Having recently watched the Stephen Hawking film The Theory of Everything, I consider myself a bit of a physics expert and was struck by the desire in the software delivery industry to find a magic, simple approach to building software and say, We are done. To steal from Fred Brooks, there is no silver bullet. Or, to be more precise, there is no one approach that will enable every organization to deliver on the promise of enterprise Agile. Instead, there are things that may or may not help you to deliver software faster, cheaper, and to wow your customers. At the heart of it, the things that make large scale software delivery work are VERY different from the things that make small scale software delivery work.
The Agile Manifesto provides a great set of principles for helping teams deliver great software. It came from both a focus on what works and a revolt against heavy processes like the Rational Unified Process. It concentrates on how teams need to work together to deliver software and it discards many of the practices that were being encouraged to allow large organizations to deliver software.
The four main principles are:
- Individuals and interactions over processes and tools
- Working software over comprehensive documentation
- Customer collaboration over contract negotiations
- Responding to change over following a plan
If you read these four principles you would think that teams collaborating with the customer to deliver working software, in a situation that supports change, is the ultimate end goal of Agility. And you would be right. In situations that support this model the result is true Agile. But what happens when:
- You have a large problem that requires a large group of people to solve it
- There are lots of dependencies among those groups
- The customer cannot be easily collaborated with
- The business needs to know when things are happening in order to plan other things
- And you need to prove to other people that your software works
Now, if I were a pure Agile advocate, I would say Dont worry about that. If you document these constraints and provide the freedom for the teams to solve these problems everything will be okay. In my experience, if you do that, or help the teams build a workable environment to deliver software in-the-large, you will end up with many of the characteristics that Agility railed against. But you will also end up with a team centric approach augmented with process, tools, documentation, commitments and plans.

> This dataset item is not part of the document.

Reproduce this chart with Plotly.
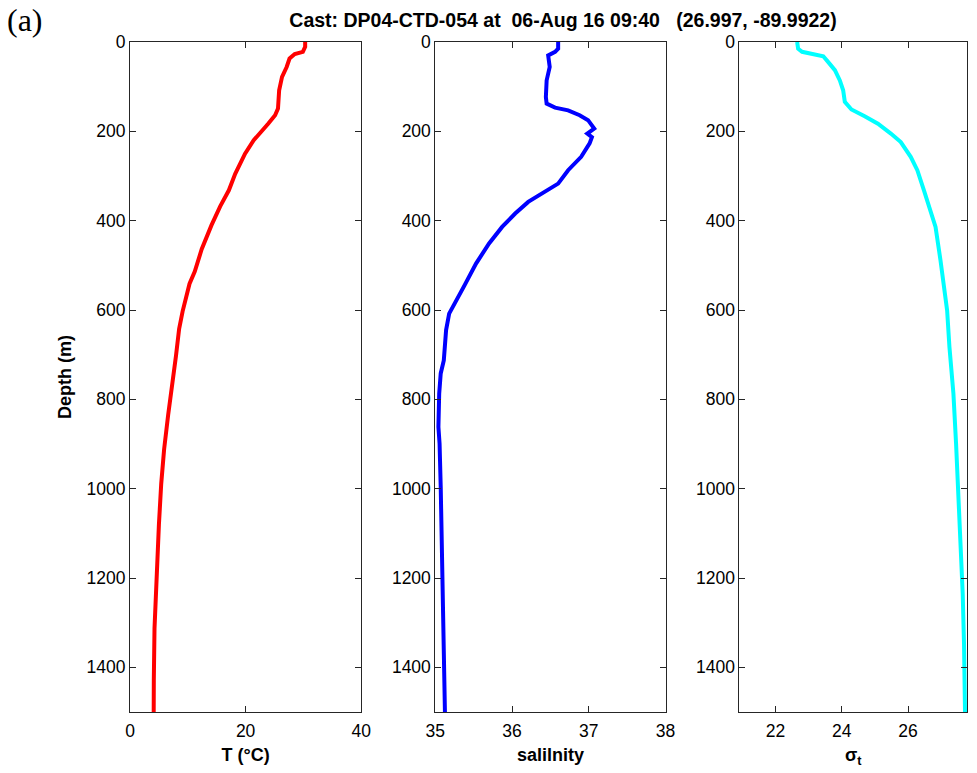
import plotly.graph_objects as go

# ---- data ----
depth_T = [0, 11, 22, 27, 37, 56, 78, 108, 149, 164, 183, 198, 220, 250, 269, 295, 332, 368,
           410, 464, 514, 541, 603, 642, 703, 757, 835, 912, 989, 1081, 1197, 1313, 1429, 1500]
temperature = [30.3, 30.3, 29.9, 28.5, 27.6, 27.1, 26.3, 25.8, 25.6, 25.1, 23.9, 22.8, 21.4, 19.9,
               19.1, 18.2, 17.1, 15.6, 14.1, 12.4, 11.2, 10.3, 9.1, 8.5, 7.95, 7.37, 6.6, 5.9, 5.4,
               5.0, 4.6, 4.24, 4.12, 4.1]

depth_S = [0, 15, 22, 30, 56, 86, 123, 138, 147, 153, 164, 175, 194, 205, 213, 227, 257, 287, 317,
           339, 358, 384, 414, 451, 496, 545, 586, 608, 645, 713, 742, 787, 862, 899, 996, 1086,
           1175, 1250, 1384, 1500]
salinity = [36.60, 36.60, 36.56, 36.47, 36.49, 36.45, 36.44, 36.45, 36.56, 36.73, 36.88, 36.99,
            37.07, 36.98, 37.04, 37.01, 36.90, 36.73, 36.60, 36.39, 36.21, 36.04, 35.87, 35.70,
            35.53, 35.38, 35.25, 35.18, 35.14, 35.11, 35.07, 35.05, 35.04, 35.055, 35.07, 35.08,
            35.10, 35.11, 35.12, 35.125]

depth_sig = [0, 15, 22, 27, 32, 45, 63, 86, 108, 134, 151, 166, 183, 205, 224, 257, 287, 332, 377,
             414, 489, 541, 601, 683, 750, 787, 899, 1011, 1123, 1235, 1347, 1500]
sigma_t = [22.65, 22.68, 22.80, 23.10, 23.44, 23.59, 23.79, 23.94, 24.04, 24.09, 24.29, 24.69,
           25.09, 25.48, 25.78, 26.08, 26.28, 26.48, 26.68, 26.83, 26.98, 27.07, 27.18, 27.25,
           27.33, 27.37, 27.45, 27.52, 27.59, 27.65, 27.69, 27.72]

depth_ticks = [0, 200, 400, 600, 800, 1000, 1200, 1400]
T_ticks = [0, 20, 40]
S_ticks = [35, 36, 37, 38]
sig_ticks = [22, 24, 26]

title_text = "Cast: DP04-CTD-054 at&nbsp; 06-Aug 16 09:40 &nbsp; (26.997, -89.9922)"
panel_label = "(a)"

FONT = "Liberation Sans, Arial, sans-serif"
AX = "#262626"

fig = go.Figure()
fig.add_trace(go.Scatter(x=temperature, y=depth_T, mode="lines",
                         line=dict(color="#ff0000", width=4), xaxis="x", yaxis="y"))
fig.add_trace(go.Scatter(x=salinity, y=depth_S, mode="lines",
                         line=dict(color="#0000ff", width=4), xaxis="x2", yaxis="y2"))
fig.add_trace(go.Scatter(x=sigma_t, y=depth_sig, mode="lines",
                         line=dict(color="#00ffff", width=4), xaxis="x3", yaxis="y3"))

W, H = 977, 773
L, R, T, B = 130, 0, 42, 61
pw = W - L - R


def dom(a, b):
    return [(a - L) / pw, min(1.0, (b - L) / pw)]


common_x = dict(showline=True, linecolor=AX, linewidth=1, mirror="allticks", ticks="inside",
                ticklen=6, tickcolor=AX, showgrid=False, zeroline=False, ticklabelstandoff=3,
                tickfont=dict(family=FONT, size=17.5, color="#000"),
                title_font=dict(family=FONT, size=18, color="#000"), title_standoff=8)
common_y = dict(showline=True, linecolor=AX, linewidth=1, mirror="allticks", ticks="inside",
                ticklen=6, tickcolor=AX, showgrid=False, zeroline=False, range=[1500, 0],
                tickvals=depth_ticks,
                tickfont=dict(family=FONT, size=17.5, color="#000"))

fig.update_layout(
    width=W, height=H,
    margin=dict(l=L, r=R, t=T, b=B),
    paper_bgcolor="white", plot_bgcolor="white",
    showlegend=False,
    xaxis=dict(common_x, domain=dom(130, 364), range=[0, 40], tickvals=T_ticks,
               title=dict(text="<b>T (°C)</b>"), anchor="y"),
    xaxis2=dict(common_x, domain=dom(439, 672), range=[35, 38], tickvals=S_ticks,
                title=dict(text="<b>salilnity</b>"), anchor="y2"),
    xaxis3=dict(common_x, domain=dom(746.7, 977), range=[20.907, 27.78], tickvals=sig_ticks,
                title=dict(text="<b>σ<sub>t</sub></b>"), anchor="y3"),
    yaxis=dict(common_y, anchor="x", title=dict(text="<b>Depth (m)</b>",
               font=dict(family=FONT, size=18, color="#000"), standoff=10)),
    yaxis2=dict(common_y, anchor="x2", matches="y"),
    yaxis3=dict(common_y, anchor="x3", matches="y"),
    title=dict(text="<b>" + title_text + "</b>", x=563 / W, xanchor="center",
               y=1 - 20 / H, yanchor="middle", font=dict(family=FONT, size=19.5, color="#000")),
    annotations=[dict(text=panel_label, xref="paper", yref="paper", x=-L / pw + 4 / pw,
                      y=1 + (T - 20) / (H - T - B), xanchor="left", yanchor="middle",
                      showarrow=False, font=dict(family="Liberation Serif, serif", size=32,
                                                 color="#000"))],
)

fig.write_html("out.html")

So, what about that grand unified theory? Is it possible to build a model that allows you to describe a software project in-the-large with limited effort and then (as if by magic) deliver on that model? Perhaps, but not yet. We are only just discovering how to better align business, technology, process, analytics, and tools to enable better software. And without process, tools, documentation, commitments and plans we will never get there! So stop kidding yourself Agility in-the-large is not the same as Agility in-the-small.